Após uma série de negociações diplomáticas, que ficaram conhecidas como Acordos de Washington, os norte-americanos se “prontificaram” a financiar a construção de uma grande usina siderúrgica que “pudesse fornecer aço para os aliados durante a II Guerra Mundial e, na paz, ajudasse no desenvolvimento do Brasil.” Entre outras contrapartidas, o Brasil passou a apoiar o Estados Unidos no esforço de guerra, enviando inclusive as tropas da FEB – Força Expedicionária, Brasileira, para lutar na Itália a partir de 1943.
Um novo salto na industrialização do Vale do Paraíba se deu no Governo do Presidente Juscelino Kubitschek (1956-1961), quando houve a criação de uma política de estímulo à fabricação de veículos em território brasileiro. Com a implantação da indústria automobilística e de toda uma cadeia de indústrias de autopeças, a CSN iniciou um forte ciclo de crescimento da sua produção e, consequentemente, aumentou os seus impactos ambientais. A empresa se transformou na maior consumidora individual de água do rio Paraíba do Sul, além de grande geradora de efluentes industriais e de resíduos sólidos.
A partir da década de 1960, foram criadas diversas políticas de descentralização industrial, especialmente no Estado de São Paulo, o que estimulou a instalação de inúmeras empresas no Vale do Paraíba, especialmente em São José dos Campos, Taubaté e Jacareí, cidades que passaram a dar uma série de incentivos fiscais para atrair essas indústrias.
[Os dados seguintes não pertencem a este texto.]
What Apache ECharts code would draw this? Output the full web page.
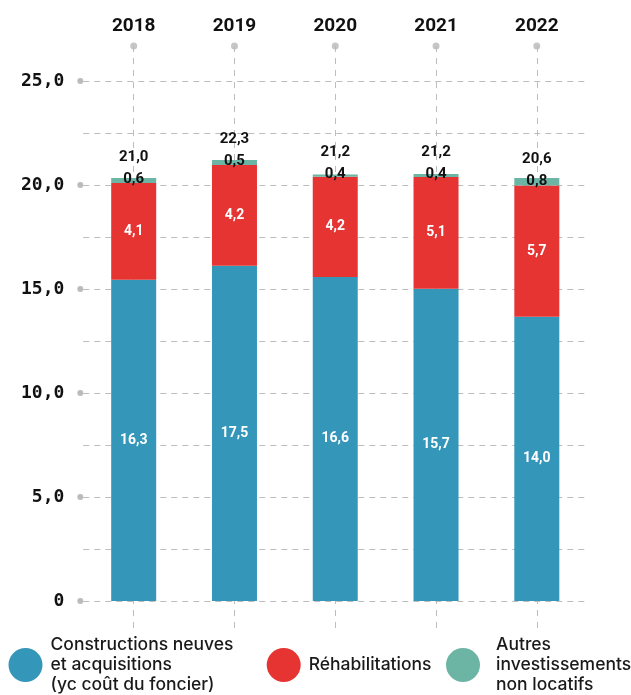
<!DOCTYPE html>
<html><head><meta charset="utf-8">
<script src="https://cdn.jsdelivr.net/npm/echarts@6/dist/echarts.min.js"></script>
<style>html,body{margin:0;padding:0;background:#fff}#c{width:631px;height:695px}</style>
</head><body><div id="c"></div>
<script>
const years = ['2018', '2019', '2020', '2021', '2022'];

// Segment heights as drawn in the reference (Md€)
const constructionsHeights = [15.45, 16.12, 15.58, 15.01, 13.67];
const rehabHeights = [4.65, 4.84, 4.82, 5.37, 6.30];
const autresHeights = [0.24, 0.24, 0.10, 0.15, 0.37];

// Values printed on the bars
const constructionsLabels = ['16,3', '17,5', '16,6', '15,7', '14,0'];
const rehabLabels = ['4,1', '4,2', '4,2', '5,1', '5,7'];
const autresLabels = ['0,6', '0,5', '0,4', '0,4', '0,8'];
const totalLabels = ['21,0', '22,3', '21,2', '21,2', '20,6'];

// Y axis tick labels
const yMajorTicks = [0, 5, 10, 15, 20, 25];
const yTickLabels = ['0', '5,0', '10,0', '15,0', '20,0', '25,0'];

const seriesNames = [
  'Constructions neuves et acquisitions (yc coût du foncier)',
  'Réhabilitations',
  'Autres investissements non locatifs'
];
const legendTexts = [
  'Constructions neuves\net acquisitions\n(yc coût du foncier)',
  'Réhabilitations',
  'Autres\ninvestissements\nnon locatifs'
];
const colors = ['#3497ba', '#e63433', '#6cb4a4'];

const gridLeft = 83.3, gridRight = 43.8;
const band = (631 - gridLeft - gridRight) / years.length;

const legendText = (padLeft) => ({ fontFamily: 'Inter', fontWeight: 500, fontSize: 17.5, lineHeight: 20, color: '#1a1a1a', padding: [0, 0, 0, padLeft] });
const dash = { color: '#bdbdbd', width: 1, type: [6, 5] };

const chart = echarts.init(document.getElementById('c'), null, { renderer: 'canvas' });
chart.setOption({
  animation: false,
  backgroundColor: '#fff',
  color: colors,
  grid: [
    { left: gridLeft, right: gridRight, top: 81, bottom: 94 },
    { left: gridLeft + band / 2, right: gridRight + band / 2, top: 46, bottom: 65 }
  ],
  xAxis: [
    { type: 'category', data: years, gridIndex: 0, show: false },
    {
      type: 'category', data: years, gridIndex: 1, boundaryGap: false, position: 'top',
      axisLine: { show: false }, axisTick: { show: false },
      axisLabel: { interval: 0, margin: 10, fontFamily: 'Roboto', fontWeight: 'bold', fontSize: 19, color: '#111' },
      splitLine: { show: true, interval: 0, lineStyle: { color: '#bdbdbd', width: 1, type: [6, 6] } }
    }
  ],
  yAxis: [
    {
      type: 'value', gridIndex: 0, min: 0, max: 25, interval: 2.5,
      axisLine: { show: false }, axisTick: { show: false },
      splitLine: { show: true, lineStyle: dash },
      axisLabel: {
        margin: 0,
        formatter: v => {
          const i = yMajorTicks.indexOf(v);
          if (i < 0) return '';
          return '{v|' + yTickLabels[i] + '}{s|}{d|}';
        },
        rich: {
          v: { fontFamily: 'DejaVu Sans Mono', fontWeight: 'bold', fontSize: 18, color: '#111', verticalAlign: 'middle' },
          s: { width: 13 },
          d: { width: 6, height: 6, borderRadius: 3, backgroundColor: '#bbbbbb', verticalAlign: 'middle' }
        }
      }
    },
    { type: 'value', gridIndex: 1, min: 0, max: 1, show: false }
  ],
  legend: [
    { data: [seriesNames[0]], left: 8.5, top: 635, padding: 0, icon: 'circle', itemWidth: 34, itemHeight: 34,
      formatter: () => legendTexts[0], textStyle: legendText(3), selectedMode: false },
    { data: [seriesNames[1]], left: 266.7, top: 648, padding: 0, icon: 'circle', itemWidth: 34, itemHeight: 34,
      formatter: () => legendTexts[1], textStyle: legendText(3), selectedMode: false },
    { data: [seriesNames[2]], left: 446, top: 635, padding: 0, icon: 'circle', itemWidth: 34, itemHeight: 34,
      formatter: () => legendTexts[2], textStyle: legendText(11), selectedMode: false }
  ],
  series: [
    {
      name: seriesNames[0], type: 'bar', stack: 'tot', barWidth: 45, data: constructionsHeights,
      label: { show: true, position: 'inside', color: '#fff', fontFamily: 'Roboto', fontWeight: 'bold', fontSize: 14,
        formatter: p => constructionsLabels[p.dataIndex] }
    },
    {
      name: seriesNames[1], type: 'bar', stack: 'tot', barWidth: 45, data: rehabHeights,
      label: { show: true, position: 'inside', color: '#fff', fontFamily: 'Roboto', fontWeight: 'bold', fontSize: 14,
        formatter: p => rehabLabels[p.dataIndex] }
    },
    {
      name: seriesNames[2], type: 'bar', stack: 'tot', barWidth: 45, data: autresHeights,
      label: {
        show: true, position: 'inside', offset: [0, -12],
        formatter: p => '{t|' + totalLabels[p.dataIndex] + '}\n{v|' + autresLabels[p.dataIndex] + '}',
        rich: {
          t: { fontFamily: 'Roboto', fontWeight: 'bold', fontSize: 15, color: '#111', lineHeight: 22 },
          v: { fontFamily: 'Roboto', fontWeight: 'bold', fontSize: 15, color: '#111', lineHeight: 22 }
        }
      }
    },
    {
      type: 'scatter', xAxisIndex: 1, yAxisIndex: 1, silent: true, clip: false,
      symbol: 'circle', symbolSize: 7, itemStyle: { color: '#b8b8b8' },
      data: years.map(y => [y, 1])
    }
  ]
});
</script>
</body></html>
A partir da década de 1970, com a consolidação do polo de indústrias de alta tecnologia ligadas ao setor aeronáutico, as cidades do Vale do Paraíba assistiram um novo ciclo de forte ciclo de crescimento populacional.
Essa abertura de empresas e a criação de postos de trabalho estimulou um forte fluxo migratório para várias cidades da região. Um exemplo: entre 1940 e 1970, o crescimento populacional no trecho paulista do Vale do Paraíba foi de 109%. A população urbana, que até 1940 era estimada em 37,9%, saltou para 73,2% em 1970. Em cidades fluminenses como Volta Redonda, esse crescimento populacional se repetiu no mesmo período.
Infelizmente, toda essa prosperidade criada pela industrialização e crescimento das cidades não foi seguida por investimentos em infraestrutura de saneamento básico. Aos inúmeros problemas ambientais criados na bacia hidrográfica do rio Paraíba do Sul pelos desmatamentos do ciclo do café, vieram se somar despejos cada vez maiores de efluentes domésticos e industriais, além de resíduos de todos os tipos. Em poucas décadas, o Paraíba do Sul seria transformado no 5° rio mais poluído do Brasil.